The most common and popular reasons for the demat account rejection forms is technical in nature where some fine print issues are not taken care of. Such mistakes can be easily rectified and re-submitted. Here are general reasons for DRF rejections and what to do if the demat request form gets rejected.


DRF or the dematerialisation request form is the base document submission for converting your physical share certificates into demat holdings in electronic form. If an investor has physical share certificates, they hav to get it dematerialized before they can be sold. That is because SEBI regulations post 2019 have prohibited the dealing in physical shares totally. In the market today, nearly 99% of all shareholdings are demat and more than 99% of all clearing and settlement is also happening in demat form only. Hence it is a worthwhile idea to convert physical certificates into electronic credits in your demat account. for that, you must start filling up the DRF and submit it to your DP.

Dematerialization of shares entails a small procedure to be followed by the individual. As the first step, you need to submit the demat request form (DRF) to the depository participant where you hold your demat account. This has to be submitted along with actual copies of physical share certificates cancelled duly. The DP then reviews and validates that the form is complete in all respects, but this is only a first level check. The final check happens at the end of the registrar to whom the DP sends across the DRF with the share certificates in physical form. The registrar does the final verification before confirming to credit the demat account with equivalent number of shares.


Here are some illustrated case as to how a basic quality check at the end of the client can substantially reduce the chances of DRF rejections by the registrar.

  • The most important thing to remember is that for each and every share certificate, you need to provide a unique DRF. The investor must fill out a new and distinct DRF for each share certificate and if that is not done, it is bound to be rejected.
  • A common reason is if the names on the certificate and the names on the DP account do not match. For instance, full name versus initials can be a ground for rejection. Also, in the case of joint holdings, the order of holdings must be the same, else it would be rejected by the DP.
  • You can convert a single holding physical share into joint holding demat or vice versa. A simpler method is to first open a demat account in the same name / order as is available in the physical share certificates.
  • A common reason for DRF rejection is if the number of shares in the certificate and the number of shares mentioned in the DRF do not match.
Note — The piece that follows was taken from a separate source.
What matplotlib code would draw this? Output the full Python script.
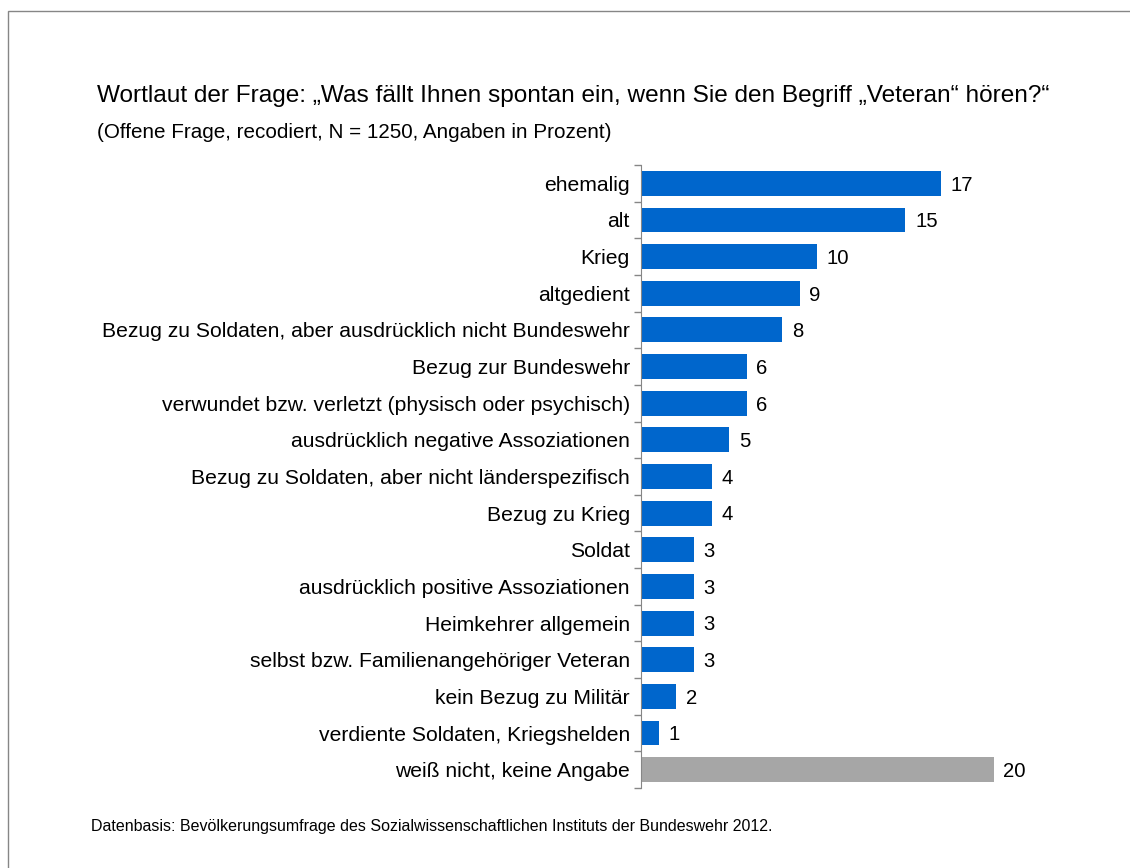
import matplotlib.pyplot as plt
from matplotlib.patches import Rectangle

plt.rcParams['font.family'] = ['Liberation Sans', 'DejaVu Sans']

categories = [
    "ehemalig",
    "alt",
    "Krieg",
    "altgedient",
    "Bezug zu Soldaten, aber ausdrücklich nicht Bundeswehr",
    "Bezug zur Bundeswehr",
    "verwundet bzw. verletzt (physisch oder psychisch)",
    "ausdrücklich negative Assoziationen",
    "Bezug zu Soldaten, aber nicht länderspezifisch",
    "Bezug zu Krieg",
    "Soldat",
    "ausdrücklich positive Assoziationen",
    "Heimkehrer allgemein",
    "selbst bzw. Familienangehöriger Veteran",
    "kein Bezug zu Militär",
    "verdiente Soldaten, Kriegshelden",
    "weiß nicht, keine Angabe",
]
values = [17, 15, 10, 9, 8, 6, 6, 5, 4, 4, 3, 3, 3, 3, 2, 1, 20]
colors = ["#0066CC"] * 16 + ["#A6A6A6"]

fig = plt.figure(figsize=(11.3, 8.68), dpi=100)
ax = fig.add_axes([641 / 1130, 1 - 788 / 868, (1064 - 641) / 1130, (788 - 165) / 868])

y = list(range(len(categories)))
ax.barh(y, values, height=0.68, color=colors, edgecolor="none")
ax.set_ylim(len(categories) - 0.5, -0.5)
ax.set_xlim(0, 24)

# value labels right of each bar
for yi, v in zip(y, values):
    ax.text(v + 0.55, yi + 0.05, str(v), va="center", ha="left", fontsize=14.6)

ax.set_yticks(y)
ax.set_yticklabels(categories, fontsize=15.2)
ax.set_yticks([i - 0.5 for i in range(len(categories) + 1)], minor=True)
ax.tick_params(axis="y", which="major", length=0, pad=8)
ax.tick_params(axis="y", which="minor", length=5, color="#868686", width=1)
ax.set_xticks([])
for s in ["top", "right", "bottom"]:
    ax.spines[s].set_visible(False)
ax.spines["left"].set_color("#868686")

fig.text(97 / 1130, 1 - 96 / 868, "Wortlaut der Frage: „Was fällt Ihnen spontan ein, wenn Sie den Begriff „Veteran“ hören?“",
         fontsize=17.55, va="center", ha="left")
fig.text(97 / 1130, 1 - 132 / 868, "(Offene Frage, recodiert, N = 1250, Angaben in Prozent)",
         fontsize=14.9, va="center", ha="left")
fig.text(91 / 1130, 1 - 827 / 868, "Datenbasis: Bevölkerungsumfrage des Sozialwissenschaftlichen Instituts der Bundeswehr 2012.",
         fontsize=11.5, va="center", ha="left")

# outer frame, open past the right and bottom edges
fig.patches.append(Rectangle((8 / 1130, -0.1), 1.2, 1 - 11 / 868 + 0.1, transform=fig.transFigure,
                             fill=False, edgecolor="#868686", linewidth=1))

fig.savefig("out.png", dpi=100)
It can also be rejected if the numbers written in figures and words do not match. Here, you can just fill out a new DRF and resubmit it to the DP, having rectified the error.
  • After DP verifies the DRF, they allot a demat request number (DRN). This DRN is needed for future follow-ups, complaints and maintaining an audit trail.


Here are some common and popular remedies that can be adopted in the event of the DRF getting rejected by the DP or the registrar.

  • The registrar can reject the DRF if the number of shares in the DRF are greater than the free holding in the name of the investor. In that situation, the investor has to furnish an updated DRF to the registrar along with the reduced number of shares.
  • It is possible that the registrar may reject the share certificates on the grounds that they are duplicates or fakes. In such cases, the process becomes a lot more complicated. He has to contract the seller to have the issue resolved. The investor also has legal recourse.
  • A common reason for rejection of DRF is the technical discrepancy between the name on the registrar's master list and the name on the DRF. Quite often, the registrar will accept if the reasons for such discrepancy is explained to the satisfaction of the registrar. In such cases, a new DRF must be supplied.

The bottom line is that technical reasons are the most common ground for DRF rejection. Most rejections can be avoided by simply checking the appropriate boxes and performing a double check before submitting the DRF.